— What is asked —
Reproduce, exactly and in full, only the lines below from the one containing "Generate a web" through the one containing "const yTicks = [60, 80, 100, 120];".

— Material for this exercise —
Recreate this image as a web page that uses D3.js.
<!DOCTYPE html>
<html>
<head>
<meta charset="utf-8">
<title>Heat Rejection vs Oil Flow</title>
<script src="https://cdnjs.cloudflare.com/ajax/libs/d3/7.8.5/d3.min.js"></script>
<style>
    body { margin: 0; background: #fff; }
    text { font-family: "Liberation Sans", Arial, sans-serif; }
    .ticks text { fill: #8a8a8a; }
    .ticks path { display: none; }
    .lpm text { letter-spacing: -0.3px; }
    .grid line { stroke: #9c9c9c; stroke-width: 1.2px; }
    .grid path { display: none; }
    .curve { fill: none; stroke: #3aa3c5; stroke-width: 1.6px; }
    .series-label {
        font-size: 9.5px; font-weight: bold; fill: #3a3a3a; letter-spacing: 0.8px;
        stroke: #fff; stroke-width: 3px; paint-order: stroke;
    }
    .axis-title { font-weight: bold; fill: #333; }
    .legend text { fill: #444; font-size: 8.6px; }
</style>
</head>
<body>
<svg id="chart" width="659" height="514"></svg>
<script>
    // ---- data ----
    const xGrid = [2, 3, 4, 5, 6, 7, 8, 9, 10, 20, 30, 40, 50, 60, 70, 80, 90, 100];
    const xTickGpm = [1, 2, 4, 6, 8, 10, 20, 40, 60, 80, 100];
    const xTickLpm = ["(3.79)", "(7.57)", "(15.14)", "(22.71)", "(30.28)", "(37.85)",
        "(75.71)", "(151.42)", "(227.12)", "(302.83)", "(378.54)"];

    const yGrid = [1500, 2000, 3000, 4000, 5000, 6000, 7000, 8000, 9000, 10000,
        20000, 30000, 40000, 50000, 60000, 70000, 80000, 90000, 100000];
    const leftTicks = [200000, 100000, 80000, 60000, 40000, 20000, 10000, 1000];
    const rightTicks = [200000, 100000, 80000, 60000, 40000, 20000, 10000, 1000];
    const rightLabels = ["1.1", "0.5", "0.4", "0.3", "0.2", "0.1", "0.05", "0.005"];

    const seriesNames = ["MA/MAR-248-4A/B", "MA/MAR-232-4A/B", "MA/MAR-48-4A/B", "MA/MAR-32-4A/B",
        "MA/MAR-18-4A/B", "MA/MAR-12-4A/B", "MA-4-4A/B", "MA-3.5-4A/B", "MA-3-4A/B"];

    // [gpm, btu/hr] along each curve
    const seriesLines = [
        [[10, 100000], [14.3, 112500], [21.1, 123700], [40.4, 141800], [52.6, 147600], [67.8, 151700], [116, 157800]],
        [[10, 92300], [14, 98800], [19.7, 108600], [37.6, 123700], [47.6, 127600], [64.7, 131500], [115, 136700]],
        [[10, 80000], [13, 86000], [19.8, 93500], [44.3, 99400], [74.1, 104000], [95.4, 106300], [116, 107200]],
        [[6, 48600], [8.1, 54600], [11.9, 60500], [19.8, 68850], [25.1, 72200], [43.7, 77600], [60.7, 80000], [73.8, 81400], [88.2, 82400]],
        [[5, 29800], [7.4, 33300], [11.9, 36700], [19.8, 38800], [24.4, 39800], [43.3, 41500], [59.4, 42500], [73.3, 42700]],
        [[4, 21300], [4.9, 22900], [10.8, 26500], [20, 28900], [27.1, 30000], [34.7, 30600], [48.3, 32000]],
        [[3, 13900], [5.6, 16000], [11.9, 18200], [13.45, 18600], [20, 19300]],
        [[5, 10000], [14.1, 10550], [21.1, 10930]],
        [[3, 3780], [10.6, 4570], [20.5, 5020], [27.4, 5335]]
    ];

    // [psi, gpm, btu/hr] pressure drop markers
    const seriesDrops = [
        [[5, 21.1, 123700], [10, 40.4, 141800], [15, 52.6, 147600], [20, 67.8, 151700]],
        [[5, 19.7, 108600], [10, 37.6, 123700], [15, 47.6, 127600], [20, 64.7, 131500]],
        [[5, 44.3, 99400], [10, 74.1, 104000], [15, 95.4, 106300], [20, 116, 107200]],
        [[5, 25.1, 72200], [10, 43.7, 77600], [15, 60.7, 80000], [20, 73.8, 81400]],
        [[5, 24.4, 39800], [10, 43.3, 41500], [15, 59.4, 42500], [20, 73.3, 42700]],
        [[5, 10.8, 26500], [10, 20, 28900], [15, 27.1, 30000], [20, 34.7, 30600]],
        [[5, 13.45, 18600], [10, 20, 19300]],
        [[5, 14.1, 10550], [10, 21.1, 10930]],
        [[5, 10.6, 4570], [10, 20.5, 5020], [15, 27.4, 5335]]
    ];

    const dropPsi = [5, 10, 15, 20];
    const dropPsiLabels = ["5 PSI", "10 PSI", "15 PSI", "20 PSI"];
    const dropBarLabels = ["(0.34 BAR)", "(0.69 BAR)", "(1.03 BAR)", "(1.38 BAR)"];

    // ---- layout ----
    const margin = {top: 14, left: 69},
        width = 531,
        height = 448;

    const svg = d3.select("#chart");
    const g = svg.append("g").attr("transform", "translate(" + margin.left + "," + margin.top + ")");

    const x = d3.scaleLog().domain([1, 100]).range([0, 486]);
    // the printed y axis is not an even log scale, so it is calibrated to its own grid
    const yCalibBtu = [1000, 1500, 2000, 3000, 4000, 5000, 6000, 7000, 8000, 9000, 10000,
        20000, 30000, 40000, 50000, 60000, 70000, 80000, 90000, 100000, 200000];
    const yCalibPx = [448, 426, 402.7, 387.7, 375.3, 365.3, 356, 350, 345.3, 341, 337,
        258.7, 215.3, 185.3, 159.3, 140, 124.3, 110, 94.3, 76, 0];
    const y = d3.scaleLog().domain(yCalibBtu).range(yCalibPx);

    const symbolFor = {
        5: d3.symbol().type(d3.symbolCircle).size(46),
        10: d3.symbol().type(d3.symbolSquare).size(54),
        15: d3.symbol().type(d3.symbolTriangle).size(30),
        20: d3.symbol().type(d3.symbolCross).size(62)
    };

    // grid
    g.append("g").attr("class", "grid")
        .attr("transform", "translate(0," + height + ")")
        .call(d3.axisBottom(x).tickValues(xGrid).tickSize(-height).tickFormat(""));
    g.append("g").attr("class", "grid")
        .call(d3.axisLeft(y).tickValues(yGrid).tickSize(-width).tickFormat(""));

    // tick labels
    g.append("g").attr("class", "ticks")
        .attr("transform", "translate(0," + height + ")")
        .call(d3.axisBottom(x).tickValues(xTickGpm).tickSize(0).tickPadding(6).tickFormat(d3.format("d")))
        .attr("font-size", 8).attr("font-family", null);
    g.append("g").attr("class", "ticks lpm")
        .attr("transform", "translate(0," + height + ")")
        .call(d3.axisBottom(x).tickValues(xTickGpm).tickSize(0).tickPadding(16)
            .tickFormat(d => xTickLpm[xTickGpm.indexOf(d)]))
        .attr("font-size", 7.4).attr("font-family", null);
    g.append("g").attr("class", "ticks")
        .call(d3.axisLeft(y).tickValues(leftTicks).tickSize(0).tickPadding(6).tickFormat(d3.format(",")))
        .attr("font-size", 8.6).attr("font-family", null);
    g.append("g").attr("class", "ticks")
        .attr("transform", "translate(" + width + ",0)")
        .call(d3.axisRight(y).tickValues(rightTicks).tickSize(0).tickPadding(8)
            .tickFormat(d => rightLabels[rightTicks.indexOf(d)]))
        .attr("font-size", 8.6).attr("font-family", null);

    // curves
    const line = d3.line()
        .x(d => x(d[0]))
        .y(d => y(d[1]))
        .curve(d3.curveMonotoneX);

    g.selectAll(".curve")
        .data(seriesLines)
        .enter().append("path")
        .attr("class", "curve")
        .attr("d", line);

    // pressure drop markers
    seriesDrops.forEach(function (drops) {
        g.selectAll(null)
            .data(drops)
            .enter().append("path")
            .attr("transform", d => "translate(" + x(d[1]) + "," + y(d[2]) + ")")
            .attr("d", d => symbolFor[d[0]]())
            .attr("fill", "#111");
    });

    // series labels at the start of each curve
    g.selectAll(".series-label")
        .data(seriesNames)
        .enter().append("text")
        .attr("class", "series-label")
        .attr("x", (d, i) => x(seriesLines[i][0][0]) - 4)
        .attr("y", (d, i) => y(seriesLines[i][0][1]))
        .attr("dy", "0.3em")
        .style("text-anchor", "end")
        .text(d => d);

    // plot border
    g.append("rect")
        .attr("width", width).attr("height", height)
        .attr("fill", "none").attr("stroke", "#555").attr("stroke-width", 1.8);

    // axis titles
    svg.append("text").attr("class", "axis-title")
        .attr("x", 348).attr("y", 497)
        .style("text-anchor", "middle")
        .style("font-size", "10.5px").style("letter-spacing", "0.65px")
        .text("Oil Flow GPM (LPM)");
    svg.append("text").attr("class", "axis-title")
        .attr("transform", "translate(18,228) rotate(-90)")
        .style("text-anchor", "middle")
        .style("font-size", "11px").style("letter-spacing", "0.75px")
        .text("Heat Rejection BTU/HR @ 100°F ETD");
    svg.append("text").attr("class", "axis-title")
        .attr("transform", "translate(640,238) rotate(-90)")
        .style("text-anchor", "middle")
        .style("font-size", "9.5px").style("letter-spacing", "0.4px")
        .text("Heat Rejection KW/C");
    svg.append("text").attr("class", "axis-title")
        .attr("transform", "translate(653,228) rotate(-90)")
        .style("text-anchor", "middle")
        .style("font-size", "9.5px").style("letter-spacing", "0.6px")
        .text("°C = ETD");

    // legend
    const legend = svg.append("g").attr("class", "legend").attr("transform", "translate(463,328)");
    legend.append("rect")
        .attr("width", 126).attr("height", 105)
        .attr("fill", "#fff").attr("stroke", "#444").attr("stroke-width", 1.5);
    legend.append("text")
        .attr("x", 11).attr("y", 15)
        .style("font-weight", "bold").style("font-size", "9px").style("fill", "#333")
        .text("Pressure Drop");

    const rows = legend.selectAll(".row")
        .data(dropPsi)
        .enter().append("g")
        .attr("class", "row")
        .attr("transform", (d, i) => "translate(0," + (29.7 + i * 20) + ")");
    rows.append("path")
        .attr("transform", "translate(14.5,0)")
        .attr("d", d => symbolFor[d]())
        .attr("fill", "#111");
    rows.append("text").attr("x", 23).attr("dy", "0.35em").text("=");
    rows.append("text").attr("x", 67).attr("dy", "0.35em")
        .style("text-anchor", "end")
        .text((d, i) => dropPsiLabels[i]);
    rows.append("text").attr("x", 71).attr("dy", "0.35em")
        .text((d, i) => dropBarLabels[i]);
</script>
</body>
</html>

* * *

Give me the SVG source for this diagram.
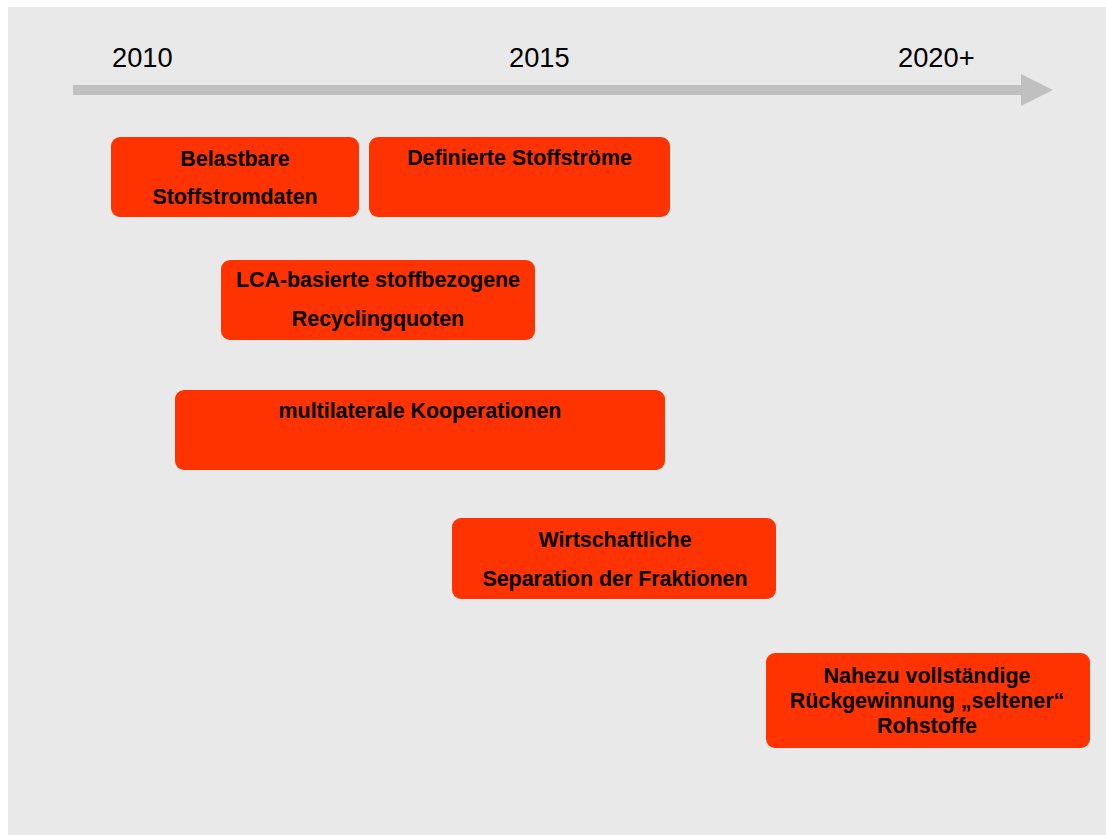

* * *

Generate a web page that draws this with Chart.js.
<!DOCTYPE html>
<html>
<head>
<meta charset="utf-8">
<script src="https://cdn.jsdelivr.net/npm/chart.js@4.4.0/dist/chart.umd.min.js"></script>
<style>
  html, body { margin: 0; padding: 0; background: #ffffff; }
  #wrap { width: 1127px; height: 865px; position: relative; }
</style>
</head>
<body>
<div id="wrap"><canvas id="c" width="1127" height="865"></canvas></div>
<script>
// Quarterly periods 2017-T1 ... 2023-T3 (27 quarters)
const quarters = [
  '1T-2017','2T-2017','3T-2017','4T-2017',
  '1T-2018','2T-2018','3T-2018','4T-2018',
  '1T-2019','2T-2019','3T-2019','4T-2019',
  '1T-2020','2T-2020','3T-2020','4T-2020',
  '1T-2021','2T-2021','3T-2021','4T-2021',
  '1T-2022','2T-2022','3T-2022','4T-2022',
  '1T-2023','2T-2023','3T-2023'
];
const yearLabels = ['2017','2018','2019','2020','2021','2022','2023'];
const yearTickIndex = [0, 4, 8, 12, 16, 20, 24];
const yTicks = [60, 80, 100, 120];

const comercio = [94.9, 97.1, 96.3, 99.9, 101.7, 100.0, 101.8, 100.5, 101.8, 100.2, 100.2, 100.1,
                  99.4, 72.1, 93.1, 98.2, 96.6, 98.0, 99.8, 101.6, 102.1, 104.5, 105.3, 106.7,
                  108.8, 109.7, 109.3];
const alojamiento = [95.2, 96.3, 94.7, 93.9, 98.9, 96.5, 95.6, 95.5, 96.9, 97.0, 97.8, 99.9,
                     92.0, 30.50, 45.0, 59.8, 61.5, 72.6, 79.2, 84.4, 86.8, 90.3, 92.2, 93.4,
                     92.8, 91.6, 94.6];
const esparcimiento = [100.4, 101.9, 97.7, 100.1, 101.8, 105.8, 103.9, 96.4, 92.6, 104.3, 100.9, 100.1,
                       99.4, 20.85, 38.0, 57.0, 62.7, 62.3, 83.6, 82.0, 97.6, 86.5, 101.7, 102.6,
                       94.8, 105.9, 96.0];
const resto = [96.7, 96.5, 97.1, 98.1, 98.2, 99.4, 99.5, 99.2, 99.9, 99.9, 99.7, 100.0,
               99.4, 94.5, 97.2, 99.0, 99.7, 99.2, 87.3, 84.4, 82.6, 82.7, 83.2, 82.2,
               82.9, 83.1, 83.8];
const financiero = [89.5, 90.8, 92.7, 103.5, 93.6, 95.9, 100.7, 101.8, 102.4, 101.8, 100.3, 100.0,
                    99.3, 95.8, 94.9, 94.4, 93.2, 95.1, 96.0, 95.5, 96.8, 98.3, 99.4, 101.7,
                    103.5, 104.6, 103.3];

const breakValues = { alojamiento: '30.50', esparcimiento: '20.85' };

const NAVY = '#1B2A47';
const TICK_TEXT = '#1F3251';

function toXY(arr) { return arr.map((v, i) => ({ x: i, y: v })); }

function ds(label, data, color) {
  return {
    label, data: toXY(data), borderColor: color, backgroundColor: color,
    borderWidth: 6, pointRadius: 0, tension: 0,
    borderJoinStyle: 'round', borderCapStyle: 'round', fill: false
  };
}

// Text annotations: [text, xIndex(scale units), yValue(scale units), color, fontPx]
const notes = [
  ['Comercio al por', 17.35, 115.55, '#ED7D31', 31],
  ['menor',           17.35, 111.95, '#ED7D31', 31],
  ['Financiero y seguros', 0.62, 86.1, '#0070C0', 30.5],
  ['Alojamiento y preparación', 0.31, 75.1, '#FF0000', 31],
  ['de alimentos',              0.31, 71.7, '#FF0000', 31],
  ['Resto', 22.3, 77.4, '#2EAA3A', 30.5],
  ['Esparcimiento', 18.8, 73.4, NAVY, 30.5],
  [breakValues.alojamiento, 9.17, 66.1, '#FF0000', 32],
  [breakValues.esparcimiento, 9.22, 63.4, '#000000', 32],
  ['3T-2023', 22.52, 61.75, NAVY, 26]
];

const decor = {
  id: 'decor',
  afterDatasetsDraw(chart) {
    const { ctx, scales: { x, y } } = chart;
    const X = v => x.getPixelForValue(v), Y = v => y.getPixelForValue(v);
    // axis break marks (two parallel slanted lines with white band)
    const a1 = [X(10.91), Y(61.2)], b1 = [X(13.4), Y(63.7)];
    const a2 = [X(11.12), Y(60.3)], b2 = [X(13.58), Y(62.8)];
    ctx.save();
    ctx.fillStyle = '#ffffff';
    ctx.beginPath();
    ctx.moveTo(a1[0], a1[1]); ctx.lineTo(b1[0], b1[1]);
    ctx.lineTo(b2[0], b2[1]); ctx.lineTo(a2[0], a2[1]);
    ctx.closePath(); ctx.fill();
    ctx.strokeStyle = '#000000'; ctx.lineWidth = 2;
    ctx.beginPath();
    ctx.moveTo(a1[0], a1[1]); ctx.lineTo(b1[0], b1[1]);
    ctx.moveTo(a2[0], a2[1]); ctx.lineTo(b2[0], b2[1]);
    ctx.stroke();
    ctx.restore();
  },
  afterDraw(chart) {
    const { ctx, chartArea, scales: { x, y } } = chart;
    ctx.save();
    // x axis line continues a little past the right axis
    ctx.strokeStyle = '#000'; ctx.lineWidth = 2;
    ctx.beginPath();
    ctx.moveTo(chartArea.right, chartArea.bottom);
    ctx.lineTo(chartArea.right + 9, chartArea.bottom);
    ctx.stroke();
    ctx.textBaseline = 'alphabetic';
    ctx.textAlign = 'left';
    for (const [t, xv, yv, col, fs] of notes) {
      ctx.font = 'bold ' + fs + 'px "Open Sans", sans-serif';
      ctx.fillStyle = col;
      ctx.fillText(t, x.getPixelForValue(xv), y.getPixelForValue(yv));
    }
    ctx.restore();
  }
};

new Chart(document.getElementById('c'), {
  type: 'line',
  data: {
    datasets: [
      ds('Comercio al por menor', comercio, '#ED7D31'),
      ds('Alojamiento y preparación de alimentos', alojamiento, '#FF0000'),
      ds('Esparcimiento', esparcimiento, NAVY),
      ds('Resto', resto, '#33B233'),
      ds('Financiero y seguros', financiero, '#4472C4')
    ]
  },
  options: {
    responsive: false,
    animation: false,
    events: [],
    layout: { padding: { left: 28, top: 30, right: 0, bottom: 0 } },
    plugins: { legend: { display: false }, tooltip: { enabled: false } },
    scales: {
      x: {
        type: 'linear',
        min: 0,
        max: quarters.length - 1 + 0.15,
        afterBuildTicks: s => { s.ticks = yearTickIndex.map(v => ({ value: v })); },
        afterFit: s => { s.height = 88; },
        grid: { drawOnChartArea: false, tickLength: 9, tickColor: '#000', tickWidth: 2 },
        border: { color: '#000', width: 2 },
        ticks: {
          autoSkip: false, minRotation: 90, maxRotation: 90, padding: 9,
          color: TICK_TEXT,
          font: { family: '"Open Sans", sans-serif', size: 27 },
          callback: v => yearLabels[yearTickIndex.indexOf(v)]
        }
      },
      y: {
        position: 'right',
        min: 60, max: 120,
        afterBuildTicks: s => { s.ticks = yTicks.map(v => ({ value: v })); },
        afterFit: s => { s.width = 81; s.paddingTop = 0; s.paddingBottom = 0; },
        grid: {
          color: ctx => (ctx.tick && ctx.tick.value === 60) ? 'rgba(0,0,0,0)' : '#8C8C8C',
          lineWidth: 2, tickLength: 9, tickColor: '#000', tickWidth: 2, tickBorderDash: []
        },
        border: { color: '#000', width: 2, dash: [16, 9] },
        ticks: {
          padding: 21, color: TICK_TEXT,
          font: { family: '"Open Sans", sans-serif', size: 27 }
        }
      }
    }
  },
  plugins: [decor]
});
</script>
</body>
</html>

— Answer for the task —
Generate a web page that draws this with Chart.js.
<!DOCTYPE html>
<html>
<head>
<meta charset="utf-8">
<script src="https://cdn.jsdelivr.net/npm/chart.js@4.4.0/dist/chart.umd.min.js"></script>
<style>
  html, body { margin: 0; padding: 0; background: #ffffff; }
  #wrap { width: 1127px; height: 865px; position: relative; }
</style>
</head>
<body>
<div id="wrap"><canvas id="c" width="1127" height="865"></canvas></div>
<script>
// Quarterly periods 2017-T1 ... 2023-T3 (27 quarters)
const quarters = [
  '1T-2017','2T-2017','3T-2017','4T-2017',
  '1T-2018','2T-2018','3T-2018','4T-2018',
  '1T-2019','2T-2019','3T-2019','4T-2019',
  '1T-2020','2T-2020','3T-2020','4T-2020',
  '1T-2021','2T-2021','3T-2021','4T-2021',
  '1T-2022','2T-2022','3T-2022','4T-2022',
  '1T-2023','2T-2023','3T-2023'
];
const yearLabels = ['2017','2018','2019','2020','2021','2022','2023'];
const yearTickIndex = [0, 4, 8, 12, 16, 20, 24];
const yTicks = [60, 80, 100, 120];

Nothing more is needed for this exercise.